━━━ Source data

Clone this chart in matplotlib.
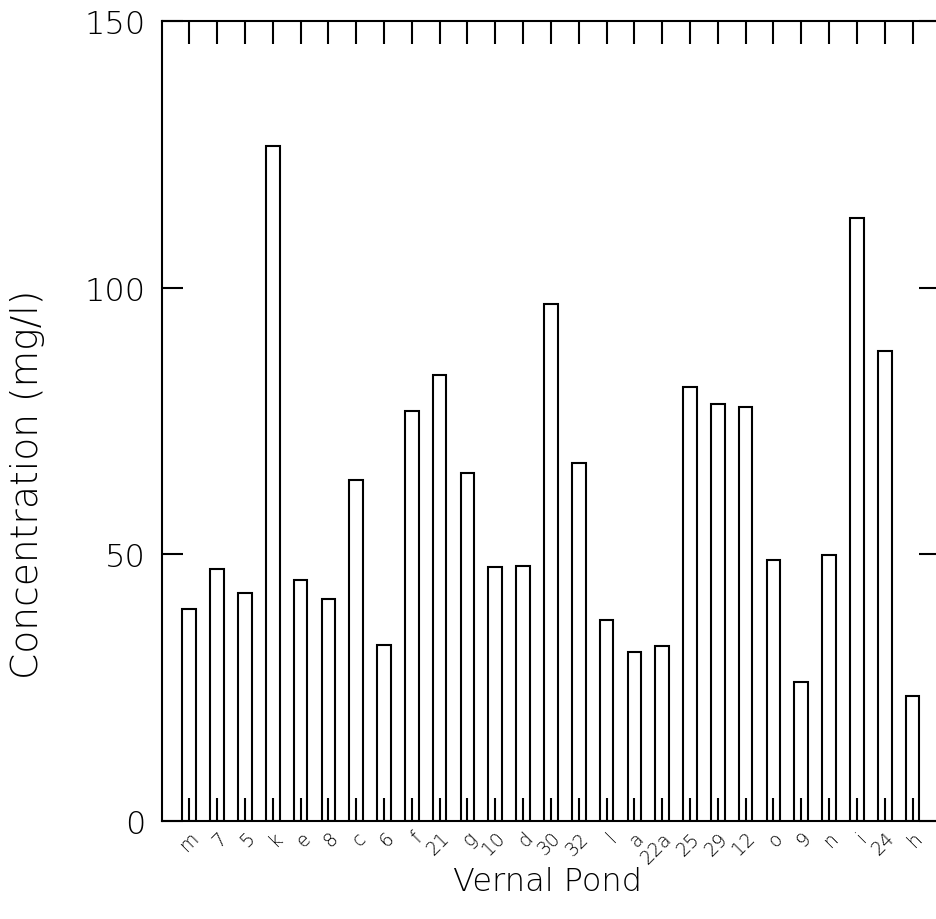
import matplotlib
matplotlib.use('Agg')
import matplotlib.pyplot as plt
import numpy as np

ponds = ['m', '7', '5', 'k', 'e', '8', 'c', '6', 'f', '21', 'g', '10', 'd', '30',
         '32', 'l', 'a', '22a', '25', '29', '12', 'o', '9', 'n', 'i', '24', 'h']
conc = [39.7, 47.2, 42.7, 126.5, 45.2, 41.6, 64.0, 33.0, 76.9, 83.7, 65.2, 47.7,
        47.9, 97.0, 67.2, 37.6, 31.6, 32.9, 81.3, 78.2, 77.7, 49.0, 26.0, 49.9,
        113.1, 88.2, 23.5]
yticks = [0, 50, 100, 150]

plt.rcParams['font.family'] = ['DejaVu Sans']
plt.rcParams['font.weight'] = 'light'
plt.rcParams['axes.labelweight'] = 'light'

fig = plt.figure(figsize=(9.36, 9.2), dpi=100)
L = 162 / 936
B = 98 / 920
W = (939.8 - 162) / 936
H = 800 / 920
ax = fig.add_axes([L, B, W, H])

x = np.arange(len(ponds))
ax.bar(x, conc, width=0.49, facecolor='white', edgecolor='black', linewidth=1.5)

ax.set_xlim(-0.98, len(ponds) - 1 + 0.98)
ax.set_ylim(0, 150)
ax.set_yticks(yticks)
ax.set_xticks(x)
ax.set_xticklabels(ponds, rotation=45, ha='right', va='top',
                   rotation_mode='anchor', fontsize=13.5, color='black')
ax.tick_params(axis='x', direction='in', top=True, bottom=True,
               length=16.5, width=1.5, pad=5)
ax.tick_params(axis='y', direction='in', left=True, right=True,
               length=15, width=1.5, pad=12, labelsize=23, labelcolor='black')
for s in ax.spines.values():
    s.set_linewidth(1.5)

ax.set_ylabel('Concentration (mg/l)', fontsize=27, fontweight='light')
ax.set_xlabel('Vernal Pond', fontsize=23, fontweight='light')
ax.yaxis.set_label_coords(-0.150, 0.4225)
ax.xaxis.set_label_coords(0.496, -0.056)

fig.savefig('out.png', dpi=100)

━━━━━━

» Work required: Pictures excluded, repeat exactly the lines from the top of the material through the line with "facecolor='white', edgecolor='black', linewidth=1.5)", including both of those lines.

» Answer for the task:
Clone this chart in matplotlib.
import matplotlib
matplotlib.use('Agg')
import matplotlib.pyplot as plt
import numpy as np

ponds = ['m', '7', '5', 'k', 'e', '8', 'c', '6', 'f', '21', 'g', '10', 'd', '30',
         '32', 'l', 'a', '22a', '25', '29', '12', 'o', '9', 'n', 'i', '24', 'h']
conc = [39.7, 47.2, 42.7, 126.5, 45.2, 41.6, 64.0, 33.0, 76.9, 83.7, 65.2, 47.7,
        47.9, 97.0, 67.2, 37.6, 31.6, 32.9, 81.3, 78.2, 77.7, 49.0, 26.0, 49.9,
        113.1, 88.2, 23.5]
yticks = [0, 50, 100, 150]

plt.rcParams['font.family'] = ['DejaVu Sans']
plt.rcParams['font.weight'] = 'light'
plt.rcParams['axes.labelweight'] = 'light'

fig = plt.figure(figsize=(9.36, 9.2), dpi=100)
L = 162 / 936
B = 98 / 920
W = (939.8 - 162) / 936
H = 800 / 920
ax = fig.add_axes([L, B, W, H])

x = np.arange(len(ponds))
ax.bar(x, conc, width=0.49, facecolor='white', edgecolor='black', linewidth=1.5)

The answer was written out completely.